Insights on the Properties of the O-Doped Argyrodite Sulfide Solid Electrolytes (Li6PS5-xClOx, x=0-1)

Argyrodite sulfide solid electrolytes, such as Li6PS5Cl (LPSC), have received much attention due to their high ionic conductivity (>1 mS cm(-1)) and success in all-solid-state batteries (long cycle performance, high energy density, etc.). Numerous efforts are spent on modifying the properties of the electrolyte itself. Here, we combine first-principles calculations with experiments to investigate O-doped argyrodite sulfide solid electrolytes (Li6PS5-xClOx, x = 0-1). It is found that Li6PS4.75ClO0.25 (LPSCO0.25) with x = 0.25 and cubic phase (F (4) over bar3 m) shows the highest ion conductivity of 4.7 mS cm(-1) (cold-pressed), higher than that of undoped Li6PS5Cl (4.2 mS cm(-1)). The bare LiCoO2/LPSCO0.25/Li-In all-solid-state battery exhibits an initial capacity of 131 mA h g(-1) at 0.1 C and satisfactory cycling stability with 86% capacity retention after 250 cycles to the 4th cycle at 0.3 C under 25 degrees C. In addition, the NCM811/LPSCO0.25/Li-In cell is assembled using bare LiNi0.83Co0.06Mn0.11O2 cathode and shows an initial discharge capacity of 181 mA h g(-1) at 0.1 C and 160 mA h g(-1) at 0.3 C. The doping of oxygen-forming Li6PS5-xClOx also improves the stability to Li metal, proven by cyclic voltammetry and powder X-ray diffraction tests.

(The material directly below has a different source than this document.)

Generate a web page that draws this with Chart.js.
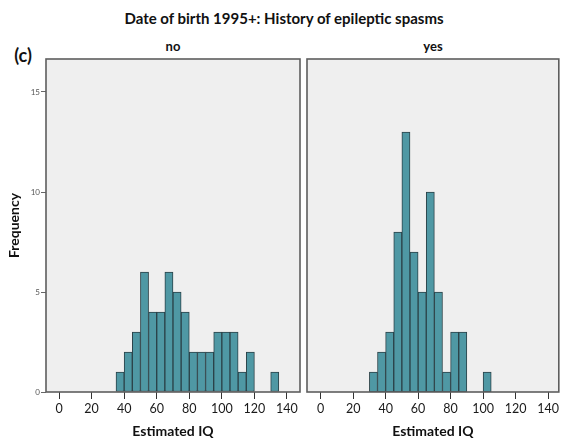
<!DOCTYPE html>
<html><head><meta charset="utf-8">
<script src="https://cdn.jsdelivr.net/npm/chart.js@4/dist/chart.umd.min.js"></script>
<style>
html,body{margin:0;padding:0;background:#fff;}
#wrap{position:relative;width:561px;height:443px;overflow:hidden;font-family:Lato,"Open Sans",sans-serif;}
.t{position:absolute;font-weight:bold;color:#111;white-space:nowrap;transform:translate(-50%,-50%);line-height:1;}
canvas{position:absolute;top:0;left:0;}
</style></head><body>
<div id="wrap">
<div class="t" style="left:284px;top:18px;font-size:15px">Date of birth 1995+: History of epileptic spasms</div>
<div class="t" style="left:23px;top:55px;font-size:18px">(c)</div>
<div class="t" id="lab1" style="left:173px;top:46px;font-size:13px"></div>
<div class="t" id="lab2" style="left:433px;top:46px;font-size:13px"></div>
<div style="position:absolute;left:0;top:0;width:303px;height:443px"><canvas id="c1" width="303" height="443"></canvas></div>
<div style="position:absolute;left:303px;top:0;width:258px;height:443px"><canvas id="c2" width="258" height="443"></canvas></div>
</div>
<script>
const binStart = [30,35,40,45,50,55,60,65,70,75,80,85,90,95,100,105,110,115,120,125,130];
const binWidth = 5;
const countsNo  = [0,1,2,3,6,4,4,6,5,4,2,2,2,3,3,3,1,2,0,0,1];
const countsYes = [1,2,3,8,13,7,5,10,5,1,3,3,0,0,1,0,0,0,0,0,0];
const panelLabels = ['no','yes'];
const xTicks = [0,20,40,60,80,100,120,140];
const yTicks = [0,5,10,15];
const xTitle = 'Estimated IQ';
const yTitle = 'Frequency';

document.getElementById('lab1').textContent = panelLabels[0];
document.getElementById('lab2').textContent = panelLabels[1];

const FONT = 'Lato, "Open Sans", sans-serif';
const panelPlugin = {
  id: 'panel',
  beforeDraw(chart) {
    const a = chart.chartArea, ctx = chart.ctx;
    ctx.save();
    ctx.fillStyle = '#efefef';
    ctx.fillRect(a.left, a.top, a.right - a.left, a.bottom - a.top);
    ctx.restore();
  },
  afterDatasetsDraw(chart) {
    const a = chart.chartArea, ctx = chart.ctx;
    ctx.save();
    ctx.strokeStyle = '#5e5e5e';
    ctx.lineWidth = 1.6;
    ctx.strokeRect(a.left, a.top, a.right - a.left, a.bottom - a.top);
    ctx.restore();
  }
};

function makeChart(id, counts, xmin, xmax, showY, pad) {
  return new Chart(document.getElementById(id), {
    type: 'bar',
    data: {
      datasets: [{
        data: binStart.map((s, i) => ({x: s + binWidth / 2, y: counts[i]})),
        backgroundColor: '#4f98a4',
        borderColor: '#2b4248',
        borderWidth: 1,
        borderSkipped: false,
        barPercentage: 1,
        categoryPercentage: 1
      }]
    },
    options: {
      responsive: false,
      animation: false,
      layout: {padding: pad},
      plugins: {legend: {display: false}, tooltip: {enabled: false}},
      scales: {
        x: {
          type: 'linear', min: xmin, max: xmax, offset: false,
          afterBuildTicks: s => { s.ticks = xTicks.map(v => ({value: v})); },
          afterFit: s => { s.height = 51; },
          grid: {offset: false, drawOnChartArea: false, drawTicks: true, tickLength: 7, color: '#333', lineWidth: 1},
          border: {display: false},
          ticks: {font: {size: 12.5, family: FONT}, color: '#1a1a1a', padding: 2, maxRotation: 0, autoSkip: false},
          title: {display: true, text: xTitle, font: {size: 14, weight: 'bold', family: FONT}, color: '#111', padding: {top: 0, bottom: 3}}
        },
        y: {
          type: 'linear', min: 0, max: 16.65, display: showY,
          afterBuildTicks: s => { s.ticks = yTicks.map(v => ({value: v})); },
          afterFit: s => { s.width = showY ? 46 : 0; },
          grid: {drawOnChartArea: false, drawTicks: true, tickLength: 5, color: '#666', lineWidth: 1},
          border: {display: false},
          ticks: {font: {size: 8, family: FONT}, color: '#555', padding: 1},
          title: {display: true, text: yTitle, font: {size: 14, weight: 'bold', family: FONT}, color: '#111', padding: {top: 6, bottom: 0}}
        }
      }
    },
    plugins: [panelPlugin]
  });
}

makeChart('c1', countsNo, -8, 148, true, {left: 0, top: 59, right: 3, bottom: 0});
makeChart('c2', countsYes, -8.4, 146.6, false, {left: 4, top: 59, right: 1, bottom: 0});
</script>
</body></html>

The calculation results for the band structure reveals that LPSC has the lowest unoccupied molecular orbital than LPSCO0.25, further confirming the above conclusion.

Automated summary

In this study, it was found that O-doped Argyrodite sulfide solid electrolyte Li6PS4.75ClO0.25 exhibits the highest ion conductivity, improving the performance of all-solid-state batteries. In addition, oxygen doping enhances stability to Li metal, and the calculation results confirm the superior performance of the electrolyte.